What does it mean to be a constitutional libertarian? Ever heard of minarchy before? Probably not. But if you’ve ever debated an anarchist, and felt like they had an incomplete understanding of the basics of force, fraud, life, liberty, or property, then this list is for you.
#1. Rights are guarantees
A right is something that MUST be provided. Any society aimed at protecting natural rights must use some type of force to guarantee those rights. Any mechanism of force used to guarantee those rights have the same effect as government, no matter what that form may take.
If there is a natural right to a lawyer if you are accused of a crime, then that right means that there must be resources expended to provide citizens with a defense against the government’s accusations.

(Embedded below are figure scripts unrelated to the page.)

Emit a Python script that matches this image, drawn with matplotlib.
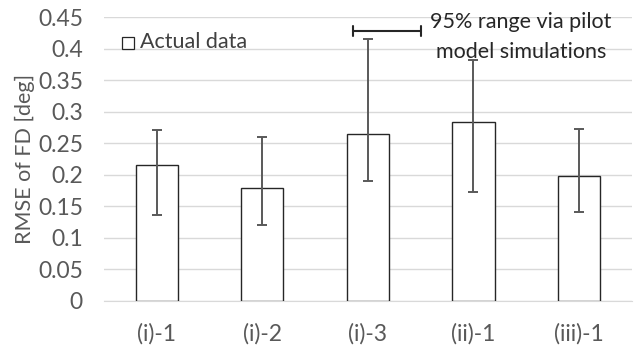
import matplotlib.pyplot as plt
from matplotlib.patches import Rectangle

plt.rcParams['font.family'] = ['Lato', 'DejaVu Sans']

# data
categories = ['(i)-1', '(i)-2', '(i)-3', '(ii)-1', '(iii)-1']
rmse = [0.215, 0.178, 0.264, 0.283, 0.197]
err_low = [0.136, 0.120, 0.190, 0.173, 0.141]
err_high = [0.270, 0.260, 0.415, 0.382, 0.273]

yerr = [[v - lo for v, lo in zip(rmse, err_low)],
        [hi - v for v, hi in zip(rmse, err_high)]]

fig = plt.figure(figsize=(6.37, 3.47), dpi=100)
ax = fig.add_axes([0.163, 0.134, 0.829, 0.817])

x = range(len(categories))
ax.bar(x, rmse, width=0.4, color='white', edgecolor='#262626', linewidth=1.0, zorder=3)
ax.errorbar(x, rmse, yerr=yerr, fmt='none', ecolor='#595959', elinewidth=1.4,
            capsize=3.5, capthick=1.4, zorder=4)

ax.set_xlim(-0.5, 4.5)
ax.set_ylim(0, 0.45)
ax.set_yticks([i * 0.05 for i in range(10)])
ax.set_yticklabels(['0', '0.05', '0.1', '0.15', '0.2', '0.25', '0.3', '0.35', '0.4', '0.45'])
ax.set_xticks(list(x))
ax.set_xticklabels(categories)
ax.tick_params(axis='both', length=0, labelsize=16.5, colors='#595959')
ax.tick_params(axis='x', pad=16)
ax.tick_params(axis='y', pad=15)
ax.yaxis.grid(True, color='#d9d9d9', linewidth=1.0, zorder=0)
ax.set_axisbelow(True)
for s in ['top', 'right', 'left']:
    ax.spines[s].set_visible(False)
ax.spines['bottom'].set_color('#d9d9d9')
ax.set_ylabel('RMSE of FD [deg]', fontsize=15.5, color='#595959', labelpad=2)

# legend: actual data
fig.patches.append(Rectangle((122 / 637, 1 - 48.5 / 347), 11.5 / 637, 11.5 / 347,
                             transform=fig.transFigure, facecolor='white',
                             edgecolor='#262626', linewidth=0.9))
fig.text(140 / 637, 1 - 42.5 / 347, 'Actual data', fontsize=15.5, color='#404040',
         va='center', ha='left')

# legend: 95% range
ax.annotate('', xy=(421 / 637, 1 - 31 / 347), xytext=(353 / 637, 1 - 31 / 347),
            xycoords='figure fraction', textcoords='figure fraction',
            arrowprops=dict(arrowstyle='|-|, widthA=0.35, widthB=0.35', color='#262626',
                            lw=1.5, shrinkA=0, shrinkB=0))
fig.text(521 / 637, 1 - 37 / 347, '95% range via pilot\nmodel simulations', fontsize=15.5,
         color='#262626', ha='center', va='center', linespacing=1.6)

fig.savefig('out.png', dpi=100)
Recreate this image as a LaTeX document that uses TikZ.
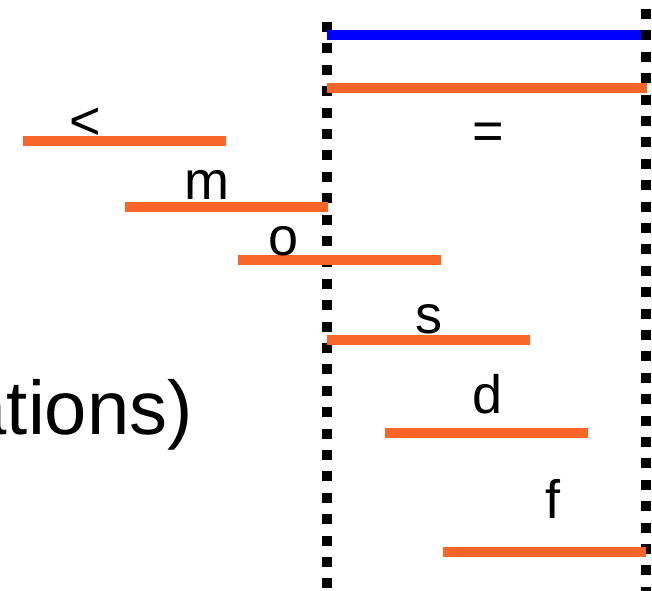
\documentclass[tikz,border=0pt]{standalone}
\usepackage{fontspec}
\setmainfont{Liberation Sans}
\definecolor{bar}{RGB}{249,100,40}
\begin{document}
\begin{tikzpicture}[x=1pt,y=-1pt,
  interval/.style={line width=10pt,color=bar},
  refbar/.style={line width=10pt,color=blue},
  bound/.style={line width=10pt,black,dash pattern=on 10pt off 11.4pt},
  lbl/.style={inner sep=0pt,anchor=base,font=\fontsize{54}{60}\selectfont}]
\useasboundingbox (0,0) rectangle (652,590);
% boundaries
\coordinate (l1) at (327,22); \coordinate (l2) at (327,595);
\coordinate (r1) at (646,9);  \coordinate (r2) at (646,595);
\draw[bound] (l1) -- (l2);
\draw[bound] (r1) -- (r2);
% reference interval
\draw[refbar] (327,35) -- (641,35);
% relations
\draw[interval] (327,88) -- (647,88);
\node[lbl] (eq) at (488,149) {=};
\draw[interval] (23,141) -- (226,141);
\node[lbl] (lt) at (85,139) {<};
\draw[interval] (125,207) -- (328,207);
\node[lbl] (m) at (207,199) {m};
\draw[interval] (238,260) -- (441,260);
\node[lbl] (o) at (284,255) {o};
\draw[interval] (327,340) -- (530,340);
\node[lbl] (s) at (429,333) {s};
\draw[interval] (385,433) -- (588,433);
\node[lbl] (d) at (488,413) {d};
\draw[interval] (443,552) -- (646,552);
\node[lbl] (f) at (553,518) {f};
\node[inner sep=0pt,anchor=base east,font=\fontsize{76}{80}\selectfont] (txt) at (193,434) {ations)};
\end{tikzpicture}
\end{document}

A fully privatized law system would be justice for sale to the highest bidder. Citizens without the means to defend themselves could be railroaded into arbitration that works against their interests and for whoever paid for the judge.
For that reason, the constitution laid out the means for citizens to be protected from unreasonable searches and seizures, cruel or unusual punishments, or from things like double jeopardy. It means that while citizens have the right to defend themselves, they must also be defended if they are too weak to defend themselves. Members of the Arizona militia don’t worry about home invasions, but 90-year-old grandmothers in Massachusetts might. Competitive policing and private security would be available, but public security for those who can’t protect themselves is a natural right if the aim of society is to protect life, liberty, and the pursuit of happiness.
A virtuous society would also hopefully include the unborn in that definition.